- Key words:Writing, reading, phonics, international awareness, on-going method
- Learner English level:Beginner
- Learner maturity:Grade 5 Elementary School and up
- Preparation time:15 minutes per class
- Activity time:45-minute class, unlimited times
- Materials:Construction paper, a color photo of each student, world map, country-specific realia such as drums, shells, music, videos, money, clothing, etc.
The PET Program (Passport English Teaching) is an on-going method I used for two years to teach writing, reading, and phonics in Elementary School, wherein 'visits' to various countries motivated students to read, write and speak English like playing with their favorite pet.
Step 1:Make a mock passport to introduce the PET Program.
Step 2:Print a color photo of each student (the homeroom teacher should assist with this task).
Step 3:Pre-cut blue construction paper for the outside, white paper for the inside, and three templates for each student's passport:
- The word “Passport” for the cover.
- A template with "Name:____ Birthday: _____ Age:____ " for the inside page 1.
- A template with "Country, capital, population, famous places, famous people", etc. Give students one of these templates in each PET class to write on, then glue into their passports. (See photos in Appendix)
Step 1:Here is a suggestion for introducing the PET Program:
- Put up a World Map and ask who has their own passport, and which countries they have been to.
- Show them your country, the countries you have visited, and the ones you want to visit.
- Then show them a PET passport, and tell them that they will make their own and 'visit' countries all around the world.
- Spend the first class making passports. Provide the photos, pre-cut construction paper, first two templates, and 10 white pages (folded in half and stapled when finished). Making the passports usually takes most of one 45-minute class. You can do the classic "Show me your passport please..." dialog to finish the first class. Don’t forget to collect the passports after each class!

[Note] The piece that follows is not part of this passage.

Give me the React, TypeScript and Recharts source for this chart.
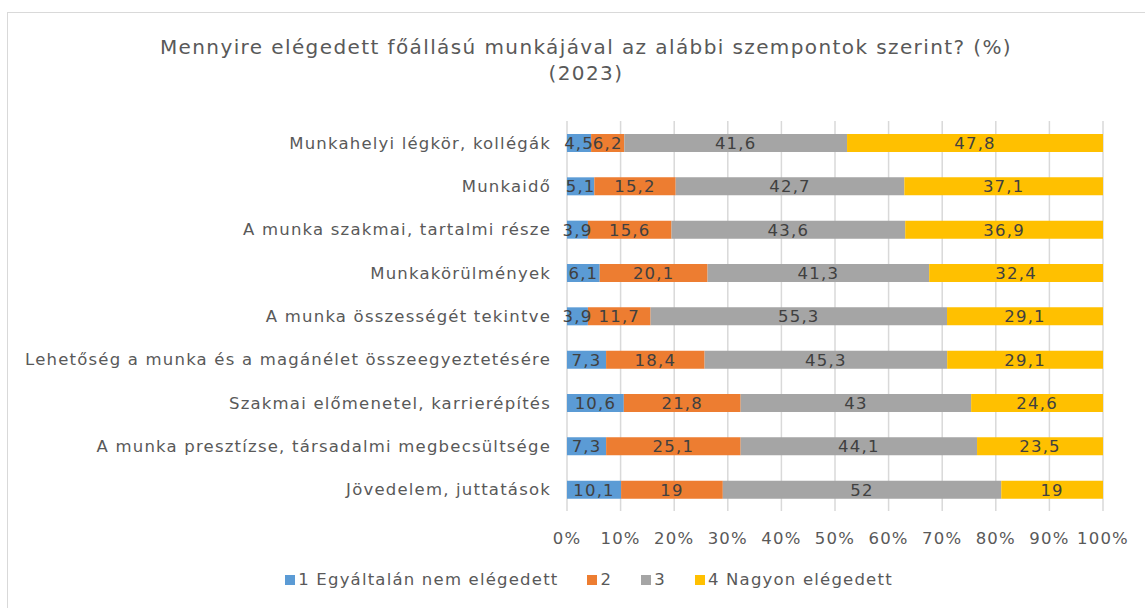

Step 2:Before the nextclass, choose a country to visit and print pictures to go along with the information you will teach. (Wikipedia and Google Images are almost all I ever use.)
Step 3:In class, circle the country you will visit on the world map with a marker, then hand out their passports and the country templates.
Step 4:Before writing each word on the board, remember to ask students how to spell them, thereby eliciting phonics awareness. As they copy the words, show your pictures and realia.
Step 5:Design conversations to go along with the words you teach from each country. Here is an example that worked very well, in a class about Peru and its famous places. I told my students that (A) is a Japanese person, and (B) is from Peru. I used a 4-beat rhythm so they learned it as a chant, and after practicing many times, they did it in pairs with no beats. I was very pleased to hear snippets repeated in the halls the following week!
A) Hello, how are you?
B) Great, where are you from?
A) I’m from Japan.
B) Where are you going?
A) I’m going to Machu Picchu.
B) It’s very beautiful.
A) Thank you, goodbye.
B) OK, see you.
Once you have visited three or four countries and the students have therefore written 20 or 30 words, you can play the following writing game:
- In teams, one student from each team approaches the board holding their passport.
- Say a word and have the students write it on the board. Giving hints is helpful: “On the Canada page, Niagara.”
- The scoring method I use was: fastest writer = two points, neatest writer = two points, correct spelling = one point.
Teaching students about 25 countries was great, but the best part was when, in our final class, I returned their passports for the last time. I shook their hands and sent them on their way to Junior High School, with writing, reading and phonics skills, as well as international awareness.